Spanish Ruling on Abuse of Mortgages

26 November, 2019

MANY people have or have had their mortgage loan in Spain linked to an interest rate different to Euribor (which is the most common rate).

Until 2013 however, there were many loans known as IRPH DE BANCOS, or IRPH DE CAJAS DE AHORROS, which in reality were the average rate of mortgage loans for more than three years for the acquisition of real estate properties, granted by Banks or Cajas (Savings Banks).

Whilst these two types of loans have been removed from the market the one known as IRPH DE ENTIDADES (OF THE ENTITIES) still remains in effect.

The IRPH is an official index published by the Bank of Spain calculated using an average interest rate of mortgages loans made by Spanish banks.

Variable-rate mortgages using the IRPH rate went from 11.51% of all mortgages in 2004 to almost zero by 2018 (red line in chart above).
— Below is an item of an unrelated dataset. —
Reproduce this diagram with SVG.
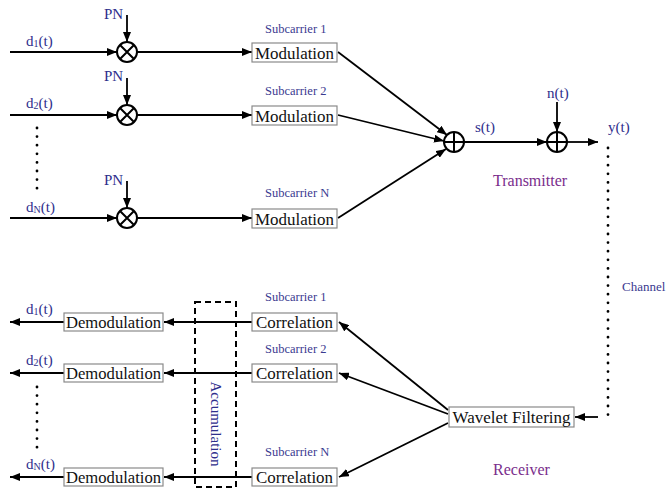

Variable-rate mortgages using Euribor have fallen to 60% of the market, whilst fixed-rate IRPH mortgages (blue line) have exploded to 40% in the last three years.

Whilst noting that lenders have alternatives to the IRPH index such as Euribor, Szpunar argued that its “mathematical calculation formula is complex and not very transparent for an average consumer.” Mortgages using IRPH work out more expensive for borrowers, paying an average of 25,000 euros more than those who took Euribor-linked loans, according to an estimate by the Association of Financial Users, or Asufin. So it’s easy to see why banks might want to sell IRPH mortgages to borrowers who are the least likely to understand them.
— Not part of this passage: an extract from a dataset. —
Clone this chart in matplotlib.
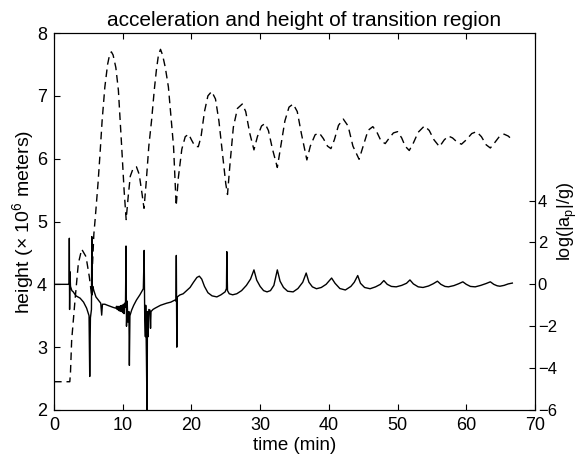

In certain periods of interest rate volatility, for instance 2005–2009; the IRPH rate can look less volatile, and therefore more attractive to risk-averse borrowers. But when base rates started to fall in 2012, and turned negative in 2016, the IRPH rate stayed stubbornly high

If you have or had a loan in Spain of this type, it is very possible that you can have it nullified for the following reasons:

1- IRPH official index for reason of clarity. Although it is true that the IRPH as well as the EURIBOR and other interest rates are part of the official index, published by the Bank of Spain, the way in which it is calculated is obscure and there are more than reasonable questions about the possibility of the banks themselves influencing its calculation.

2- IRPH and transparency control. Although mortgage loans linked to the IRPH are clear in the terms of their wording, it is questionable whether they are transparent, in as much as whether the Consumer at the time of signing was able to understand the implications and legal, economic and financial consequences of it, especially in comparison with those linked to the Euribor. That is to say, whether the Banking entities, when selling the mortgages referenced to IRPH and not to the EURIBOR, informed their customers that the IRPH was traditionally higher than the Euribor and therefore in principle less advantageous for such clients.
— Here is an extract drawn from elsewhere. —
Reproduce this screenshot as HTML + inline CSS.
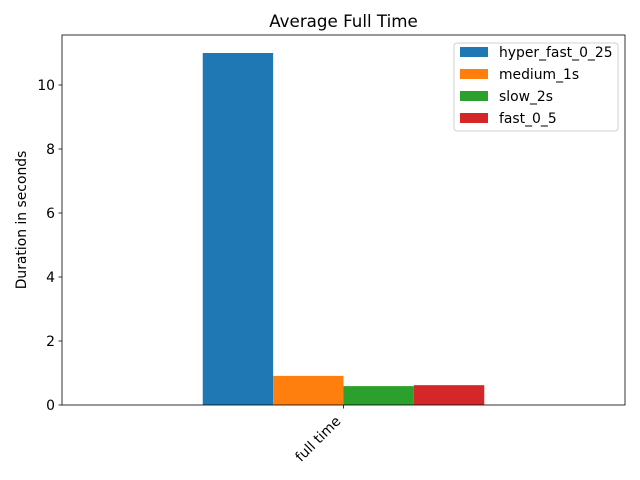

3- IRPH and the current situation. Now Maciej Szpunar, First Advocate General at the European Court of Justice, has said judges can decide if any mis-selling went on, adding that just because a rate is official doesn't mean that it is transparent, as banks had claimed. A binding verdict is due in 2020 from a case currently in the Court of Justice.

Finally…Due to the possible influence of the lenders in setting the IRPH which could have been to the detriment of the consumers and also, in relation to the possible lack of clarity of the loans linked to the IRPH, it could now be possible to make a claim against your Bank in relation to this matter.